Unfortunately, all signs indicate that we're still not there, either in terms of the protections we have in place or the way we're implementing and enforcing them. A lot of the crucial protections of the HITECH Act have yet to be implemented. For example, HHS has yet to issue final, enforceable rules on a number of critical protections-like the business associate rule.
And while the Department of Health and Human Services and the Department of Justice have increased enforcement in the past one to two years, the overall record of enforcement is simply not satisfactory. Of the approximately 22,500 privacy complaints that HHS has received since 2003 that it had the authority to investigate, HHS has levied a formal fine, or Civil Monetary Penalty, in one case-just one. They've reached monetary settlement agreements in six other cases.

DOJ's record on this is similarly mixed. Since 2003, HHS has referred about 495 cases to DOJ for prosecution. But since then, DOJ has prosecuted just 16 criminal HIPAA cases. DOJ has reported to me that they have prosecuted some cases under statutes other than HIPAA-like identity theft and computer hacking statutes. But DOJ has no records or estimates of how many. It is hard for Congress to conduct oversight over DOJ without this data.

Now, I want to be clear. There are explanations for these facts and figures-and a lot of the responsibility lies on the shoulders of Congress. Congress perhaps should have instituted stronger reporting requirements on DOJ for enforcement. And HHS's low enforcement statistics are in large part the product of what I think is a wise Department-wide policy to work with companies to fix privacy problems-not just fine them.

But I think it's safe to say that we need to do more to protect this data. And that's what this hearing is all about-figuring out if we are doing everything we should be doing to enforce existing laws, and then figuring out if we need new laws and regulations to fill the gaps.

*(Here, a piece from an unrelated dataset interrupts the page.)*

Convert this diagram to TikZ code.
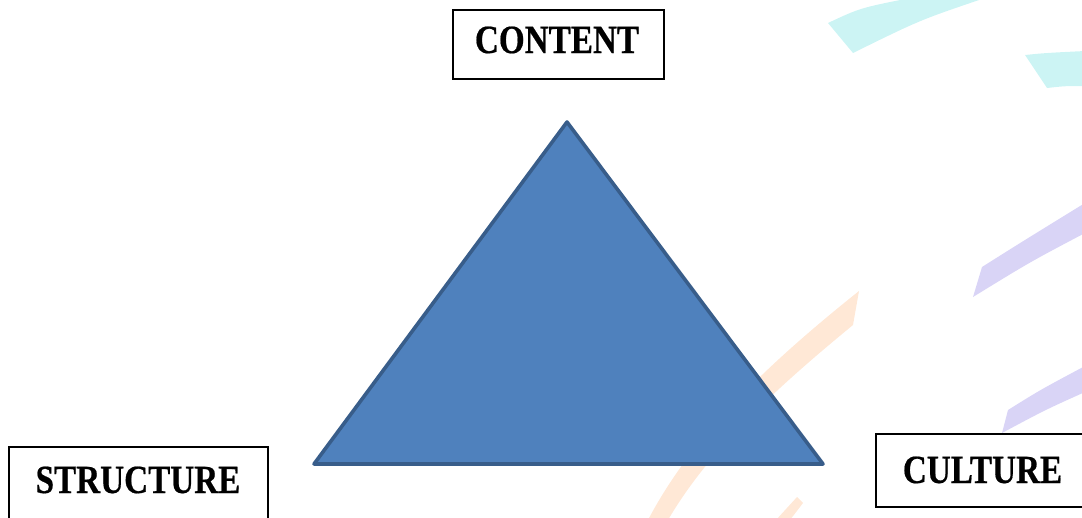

Before I turn to my friend the Ranking Member, I want to recognize that the work we're doing today continues the work that has been done for 15 years here in the Judiciary Committee under Chairman Leahy and of course, in the Health, Education, Labor and Pensions Committee under Chairman Harkin-and their predecessors, on both sides of the aisle. I sincerely believe that health information privacy is a bipartisan issue and a bipartisan cause, and one that will require a bipartisan solution. With that, I will turn to Senator Coburn, who as a watchdog of the federal government - and as a physician - will have a very valuable voice in today's hearing.